Asıl sorun o değil tabii. Türkiye'de bürokrasinin dar ufuklarını aşan herhangi bir şey yapan herkesin başına bu tür olaylar gelir. Türk olsun Ermeni olsun Japon olsun fark etmez. Ama insanın adı Sevan Nişanyan olunca aleyhte kullanılacak bir koz oluyor. Sonuçta yerel düzeyde kararları verenler pek fazla eğitim görmemiş, dünyaya açılmamış insanlar. Önyargılarının esiri oluyorlar. Başka türlü ifade edemediği nefreti "O zaten gavur, kapat gitsin" diliyle dışa vuruyor.
Sonuçta ne oldu?
8 Ocak'ta, beş evden oluşan tesisimizi jandarma marifetiyle mühürlediler. Hızlarını alamayıp 3 çocuğumuzla beraber oturduğumuz kendi evimizi de mühürlediler. Kar kıyamette eksi 5 derece havada sokağa atıldık.
Ne yapacaksınız?
Mücadeleye devam edeceğiz. Bu ülkeye doğru dürüst bir şeyler vermeye çalışan insanların kaderi birkaç yetersiz memurun iki dudağı arasında olmamalı. Bunu kanıtlamak çok önemli. Herkes için önemli.

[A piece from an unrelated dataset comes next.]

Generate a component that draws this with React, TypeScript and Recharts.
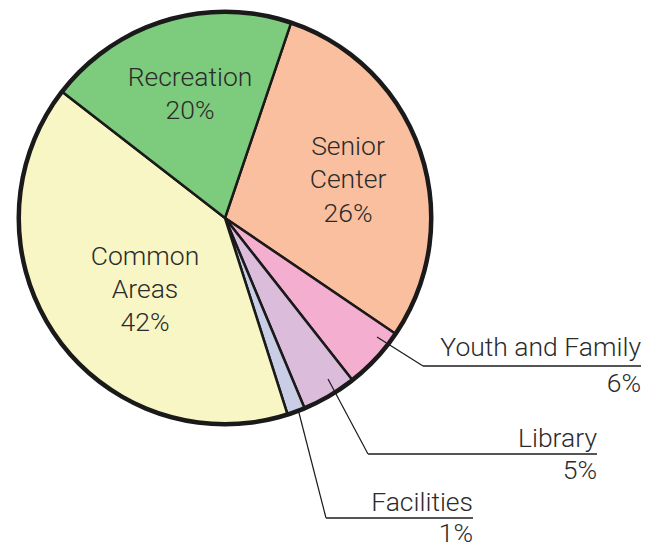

Bir ülke durup durduğu yerde geri kalmıyor. Bu gibi adamlar yüzünden geri kalıyor. Onun için yenilmemeliyiz. Yenilmemek zorundayız.
"Bu adamlar" kim?
İsim vermeye gerek yok. Bir bürokrat adı vermekle iş bitmiyor. Memlekette bunun gibi binlerce Ahmet, Mehmet, Hayri var. Şahıslar sadece bir örnek. Bir meselenin belirtisi.. Asıl meseleyi tahlil etmek lazım.

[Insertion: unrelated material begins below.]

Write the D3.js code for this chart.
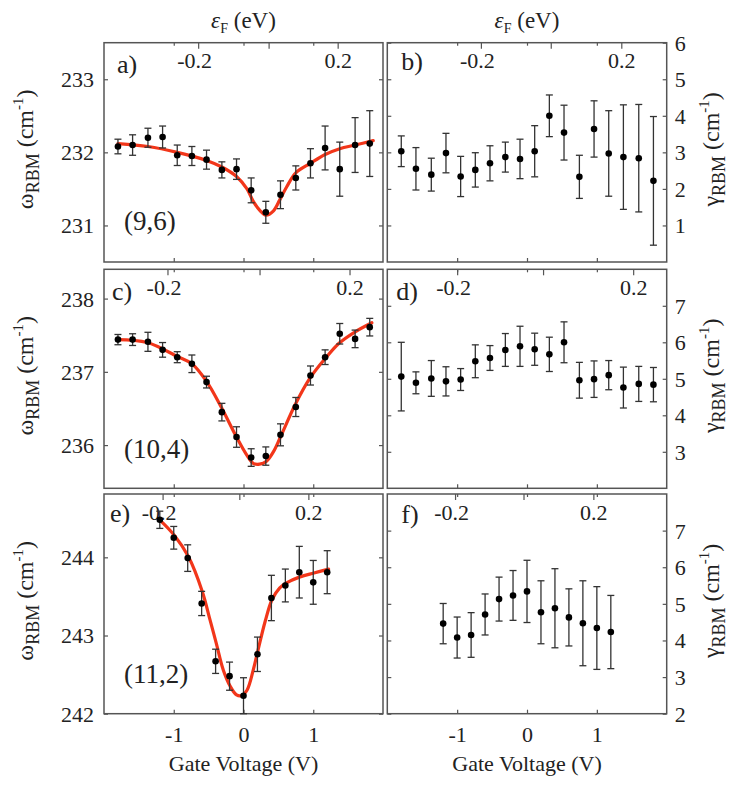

Bir de Müze Müdürü vardı..
24 yıldan beri Efes Müze Müdürü olan Selahattin Erdemgil vardı evet. Yıllar boyu bizimle uğraştı. İnanılmaz bir bürokratik kördüğüm yaratmayı başardı. Yeni hükümetin ilk icraatlarından biri, sağ olsunlar, bu adamı emekliye sevk etmek oldu. Gitti kumarhane mafyasının Bulgaristan'da Plovdiv kentinde Türklere yönelik olarak işlettiği bir kumarhanenin müdürü oldu. Bir müze müdürünün kumarhanede ne işi olabilir? Anlamak mümkün değil.
Şu işi "Ankara'dan" çözemiyor musunuz?
Türkiye'de üst düzeyde karar mekanizmalarının başında olanlar genellikle aklı başında insanlar. Olayın özünü kavramakta güçlük çekmiyorlar. Üst bürokrasi düzeyinde, hükümet düzeyinde hep olumlu yaklaşım gördük. Ne yazık ki bu yaklaşım söz düzeyinde kalıyor. Belki alt düzeyde neler olup bittiğini yeterince izleyemiyorlar. Beş yıldan beri inanılmaz bir bürokrasi labirenti içinde debelenip duruyoruz.
Medya ne yapabilir?
Kamuoyunun manevi desteği bugüne dek bizim en büyük güç kaynağımız oldu. Türkiye'de tüm olumsuzluklara rağmen, bir ortak akıl, ortak vicdan olduğunu bilmek sevindirici. Bu ülkeyi her şeye rağmen başka pek çok ülkeden daha yaşanılır bir yer yapan da bu.